Defendants have specified their preferred production format well in advance of any production. The Rules presume that the form requested by the requesting party is appropriate unless the responding party makes a showing that producing discovery in this form would be unduly burdensome. See FED. R. CIV. P. 26(c)(1)(C).
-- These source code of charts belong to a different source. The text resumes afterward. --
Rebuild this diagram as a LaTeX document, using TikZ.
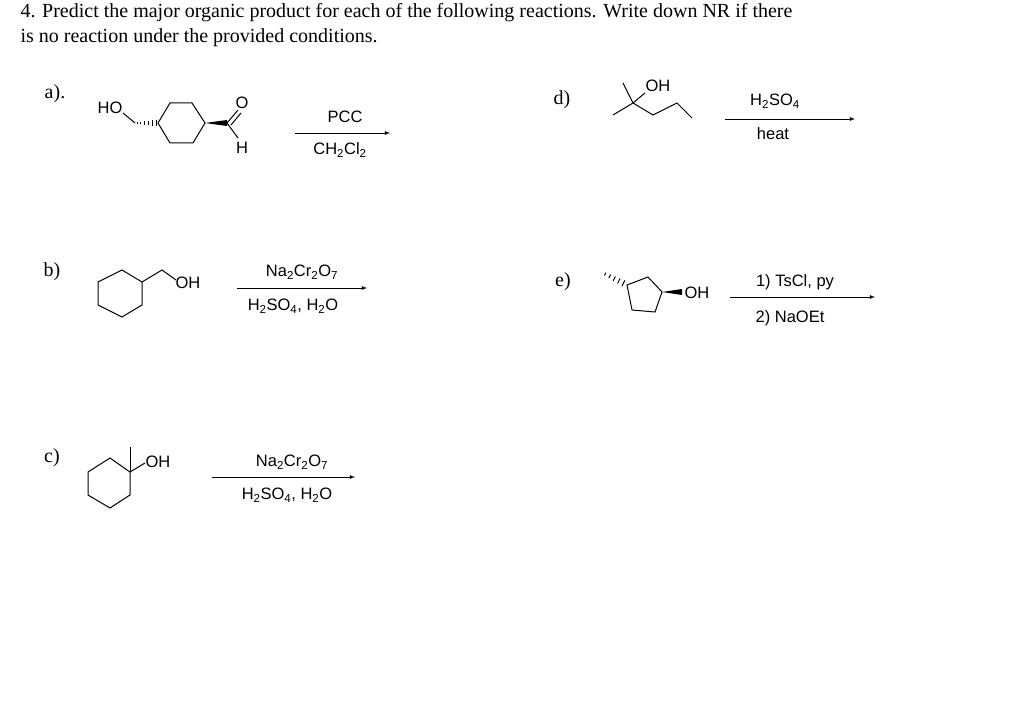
\documentclass[tikz,border=0pt]{standalone}
\usetikzlibrary{calc}
\usepackage{fontspec}
\setmainfont{Liberation Serif}
\setsansfont{Liberation Sans}
\newcommand{\sbs}[1]{\textsubscript{#1}}
\begin{document}
\begin{tikzpicture}[x=1pt,y=-1pt,line width=1pt,
  lab/.style={font=\fontsize{20}{24}\selectfont,inner sep=0pt},
  chem/.style={font=\sffamily\fontsize{16.5}{18}\selectfont,inner sep=1pt},
  rxn/.style={-latex,line width=0.8pt}]
\useasboundingbox (0,0) rectangle (1024,711);
\node[lab,anchor=west] (t1) at (20,13) {4. Predict the major organic product for each of the following reactions. Write down NR if there};
\node[lab,anchor=west] (t2) at (20,38) {is no reaction under the provided conditions.};
% a
\node[lab] (la) at (55,94) {a).};
\draw (158,123)--(170,103)--(192,103)--(205,123)--(193,143)--(170,143)--cycle;
\node[chem] (hoa) at (110,108) {HO};
\draw (123,113)--(135,123);
\foreach \i in {0,...,5}{\pgfmathsetmacro\xx{137+\i*3.8}\pgfmathsetmacro\hh{0.6+\i*0.55}
  \draw[line width=0.9pt] (\xx,123-\hh)--(\xx,123+\hh);}
\fill (205,123)--(227,120)--(227,126)--cycle;
\node[chem] (oa) at (242,103) {O};
\node[chem] (ha) at (242,148) {H};
\draw (227,123)--(238,110);
\draw (231,125)--(241,113);
\draw (227,123)--(238,138);
\coordinate (a1) at (295,133); \coordinate (a2) at (390,133);
\draw[rxn] (a1)--(a2);
\node[chem] at (345,117) {PCC};
\node[chem] at (340,150) {CH\sbs{2}Cl\sbs{2}};
% b
\node[lab] (lb) at (52,272) {b)};
\draw (122,270)--(142,282)--(142,305)--(122,317)--(98,305)--(98,282)--cycle;
\draw (142,282)--(162,270)--(176,280);
\node[chem] (ohb) at (188,283) {OH};
\coordinate (b1) at (237,288); \coordinate (b2) at (367,288);
\draw[rxn] (b1)--(b2);
\node[chem] at (302,272) {Na\sbs{2}Cr\sbs{2}O\sbs{7}};
\node[chem] at (293,306) {H\sbs{2}SO\sbs{4}, H\sbs{2}O};
% c
\node[lab] (lc) at (52,458) {c)};
\draw (130,472)--(110,458)--(88,472)--(88,495)--(110,508)--(130,495)--cycle;
\draw (130,472)--(130,447);
\draw (130,472)--(145,463);
\node[chem] (ohc) at (158,462) {OH};
\coordinate (c1) at (212,477); \coordinate (c2) at (355,477);
\draw[rxn] (c1)--(c2);
\node[chem] at (292,462) {Na\sbs{2}Cr\sbs{2}O\sbs{7}};
\node[chem] at (287,495) {H\sbs{2}SO\sbs{4}, H\sbs{2}O};
% d
\node[lab] (ld) at (562,100) {d)};
\draw (623,83)--(633,103)--(613,115);
\draw (633,103)--(645,93);
\node[chem] (ohd) at (658,86) {OH};
\draw (633,103)--(653,115)--(677,103)--(692,118);
\coordinate (d1) at (725,119); \coordinate (d2) at (855,119);
\draw[rxn] (d1)--(d2);
\node[chem] at (775,101) {H\sbs{2}SO\sbs{4}};
\node[chem] at (773,134) {heat};
% e
\node[lab] (le) at (563,282) {e)};
\draw (627,285)--(648,277)--(662,292)--(655,312)--(632,310)--cycle;
\foreach \i in {0,...,4}{\pgfmathsetmacro\t{0.15+\i*0.19}\pgfmathsetmacro\hh{3.2-\i*0.4}
  \draw[line width=1pt] ($(627,285)!\t!(603,273)+(-\hh*0.45,\hh*0.9)$)--($(627,285)!\t!(603,273)+(\hh*0.45,-\hh*0.9)$);}
\fill (662,292)--(682,289)--(682,295)--cycle;
\node[chem] (ohe) at (697,293) {OH};
\coordinate (e1) at (730,297); \coordinate (e2) at (875,297);
\draw[rxn] (e1)--(e2);
\node[chem] at (795,282) {1) TsCl, py};
\node[chem] at (790,318) {2) NaOEt};
\end{tikzpicture}
\end{document}
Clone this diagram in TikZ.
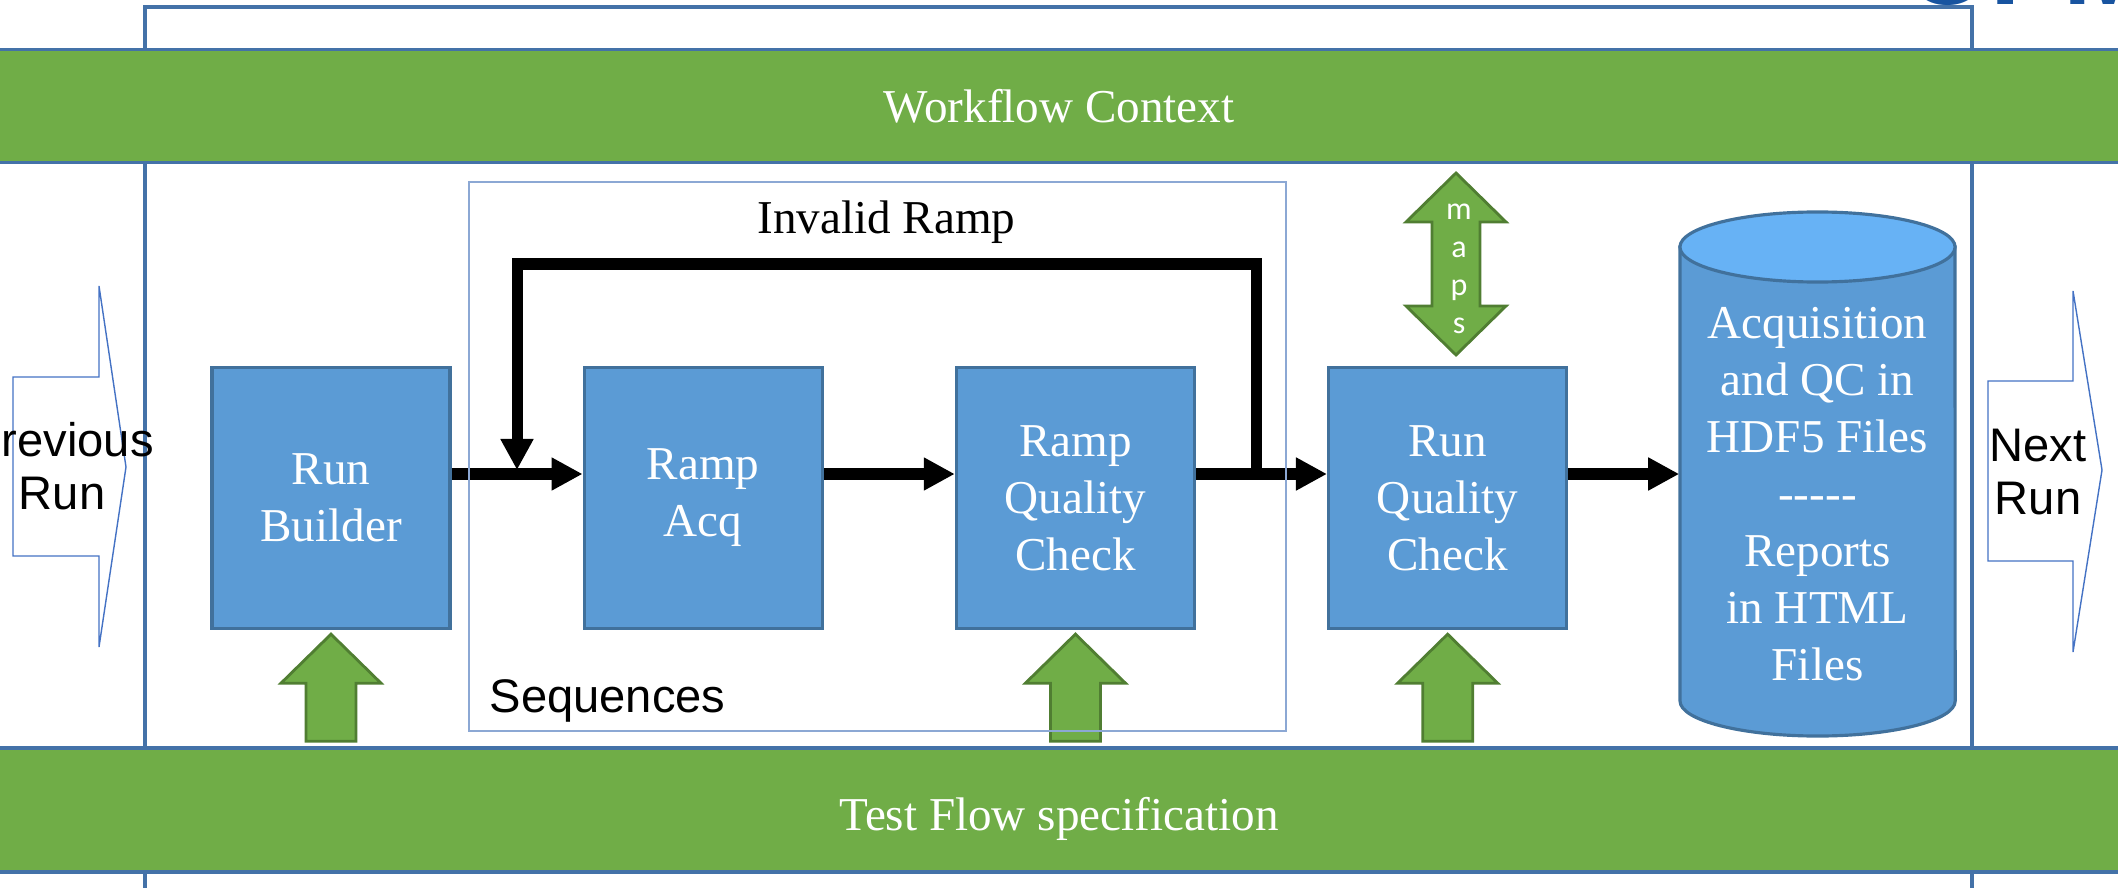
\documentclass[tikz,border=0pt]{standalone}
\usepackage{fontspec}
\setmainfont{Liberation Serif}
\setsansfont{Liberation Sans}
\newfontfamily\mapsfont{Carlito}
\usetikzlibrary{positioning,arrows.meta}
\definecolor{boxblue}{RGB}{91,155,213}
\definecolor{boxline}{RGB}{65,113,156}
\definecolor{capblue}{RGB}{103,178,245}
\definecolor{leafgreen}{RGB}{112,173,71}
\definecolor{leafline}{RGB}{80,126,50}
\definecolor{framecolor}{RGB}{68,114,168}
\definecolor{seqcolor}{RGB}{140,168,212}
\definecolor{runline}{RGB}{68,114,196}
\definecolor{logoblue}{RGB}{24,84,160}

\newcommand\serifbig{\fontsize{13.4pt}{16.2pt}\selectfont}
\newcommand\sansbig{\sffamily\fontsize{13.4pt}{15.1pt}\selectfont}
\newcommand\mapstext{\mapsfont\fontsize{9.1pt}{10.8pt}\selectfont}

\begin{document}
\begin{tikzpicture}[%
    x=0.01cm, y=-0.01cm,        % one unit is one pixel of the sketch
    node distance=3.72cm,       % spacing of the stage boxes
    >={Triangle[length=3.1mm,width=3.1mm]},
    ]
\tikzset{
  stage/.style={draw=boxline, line width=0.9pt, fill=boxblue, text=white, on grid,
    minimum width=2.38cm, minimum height=2.61cm, inner sep=0pt, align=center, font=\serifbig},
  band/.style={draw=framecolor, line width=0.9pt, fill=leafgreen, text=white,
    minimum width=21.4cm, minimum height=1.13cm, inner sep=0pt, font=\serifbig},
  flow/.style={line width=1.1mm, ->},
  feed/.style={draw=leafline, line width=0.8pt, fill=leafgreen},
  runarrow/.style={draw=runline, line width=0.4pt, fill=white},
  runtext/.style={align=center, inner sep=0pt, font=\sansbig},
}

\useasboundingbox (0,0) rectangle (2118,888);
\clip (0,0) rectangle (2118,888);

% frame and logo
\draw[framecolor, line width=0.9pt] (145,900) -- (145,7) -- (1972,7) -- (1972,900);
\node[anchor=base west, inner sep=0pt, text=logoblue,
  font=\sffamily\bfseries\fontsize{31pt}{31pt}\selectfont] (logo) at (1905,5) {OPM};

% bands
\node[band] (context) at (1059,106) {Workflow Context};
\node[band, minimum height=1.24cm] (spec) at (1059,810) {};
\node[text=white, font=\serifbig, inner sep=0pt] (spectext) at (1059,819) {Test Flow specification};

% previous / next run
\draw[runarrow] (13,377) -- (99,377) -- (99,286) -- (126,467) -- (99,647) -- (99,556) -- (13,556) -- cycle;
\node[runtext] (prev) at (62,466) {Previous\\Run};
\draw[runarrow] (1988,381) -- (2073,381) -- (2073,291) -- (2102,470) -- (2073,652) -- (2073,561) -- (1988,561) -- cycle;
\node[runtext] (next) at (2038,472) {Next\\Run};

% stages
\node[stage] (builder) at (331,498) {Run\\Builder};
\node[stage, right=of builder] (acq) {Ramp\\Acq};
\node[stage, right=of acq] (rqc) {Ramp\\Quality\\Check};
\node[stage, right=of rqc] (runqc) {Run\\Quality\\Check};

% store
\filldraw[draw=boxline, line width=0.9pt, fill=boxblue] (1680,247) -- (1680,701)
  arc[start angle=180, end angle=360, x radius=1.375cm, y radius=0.35cm] -- (1955,247) -- cycle;
\filldraw[draw=boxline, line width=0.9pt, fill=capblue] (1817.5,247) ellipse [x radius=1.375cm, y radius=0.35cm];
\node[text=white, font=\serifbig, align=center, minimum width=2.75cm, inner sep=0pt] (store) at (1817.5,494.5)
  {Acquisition\\and QC in\\HDF5 Files\\-\kern0pt-\kern0pt-\kern0pt-\kern0pt-\\Reports\\in HTML\\Files};

% maps
\draw[feed] (1456,173) -- (1506,222) -- (1480,222) -- (1480,306) -- (1506,306) -- (1456,355)
  -- (1406,306) -- (1432,306) -- (1432,222) -- (1406,222) -- cycle;
\node[text=white, font=\mapstext, align=center, inner sep=0pt] (maps) at (1459,269) {m\\a\\p\\s};

% feeds
\foreach \s in {builder, rqc, runqc}
  \draw[feed] ([yshift=-0.4mm]\s.south) -- ++(50,49) -- ++(-25,0) -- ++(0,58) -- ++(-50,0)
    -- ++(0,-58) -- ++(-25,0) -- cycle;

% connect
\coordinate (lane) at (0,474);
\coordinate (loopline) at (0,264);
\coordinate (fork) at (1256,474);
\coordinate (join) at (517,470);
\draw[flow] (builder.east |- lane) -- (acq.west |- lane);
\draw[flow] (acq.east |- lane) -- (rqc.west |- lane);
\draw[flow] (rqc.east |- lane) -- (runqc.west |- lane);
\draw[flow] (runqc.east |- lane) -- (store.west |- lane);
\draw[flow] (fork) -- (fork |- loopline)
  -- node[above=1.5mm, inner sep=0pt, font=\serifbig] (invalid) {Invalid Ramp} (join |- loopline) -- (join);

% sequences
\draw[seqcolor, line width=0.6pt] (469,182) rectangle (1286,731);
\node[anchor=base west, inner sep=0pt, font=\sansbig] (seqlabel) at (489,712) {Sequences};

\end{tikzpicture}
\end{document}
The Rules allow defendants to request ESI production in whatever form they wish, even if another form is “clearly more convenient, less burdensome, and less expensive,” unless the requested discovery imposes an “undue burden” on the producing party. At this time, plaintiff has not made this showing. Plaintiff has not demonstrated that the requested information is not reasonably accessible because of undue burden or cost, FED. R. CIV. P. 26(b)(2)(B), that the frequency or extent of the discovery requested is unreasonable in some form, FED.R.CIV.P.26(b)(2)(C), or that there is good cause to protect plaintiff from “an undue burden or expense,” FED. R. CIV. P. 26(c)(1). Therefore, the court declines to endorse this provision.
Finally, plaintiff seeks to impose a $0.06 conversion cost for converting native files into .tiff files. The court finds that this is a cost of production that plaintiff must bear for the reasons stated in FDIC v. Whitley, 2:12-cv-00170-WCO, ECF No. 76 (O’Kelley, J.), and FDIC v. Brisco, 1:11-cv-02303-SCJ, ECF No. 98 (Jones, J.). As a general rule, the “responding party must bear the expense of complying with discovery requests.” Oppenheimer Fund, Inc. v. Sanders, 437 U.S. 340, 351 (1970). Plaintiff has not provided sufficient evidence to displace this presumption, so any incurred conversion expense is “simply another cost of production that plaintiff, as the responding party, must bear.” Whitley, ECF No. 76 at 38 (citing Oppenheimer Fund, Inc., 437 U.S. at 358).
III. Conclusion
Plaintiff’s motion to adopt its proposed ESI protocol [33] is DENIED. Defendants’ motion to adopt their proposed ESI protocol [32] is GRANTED.
IT IS SO ORDERED, this 22nd day of October, 2014.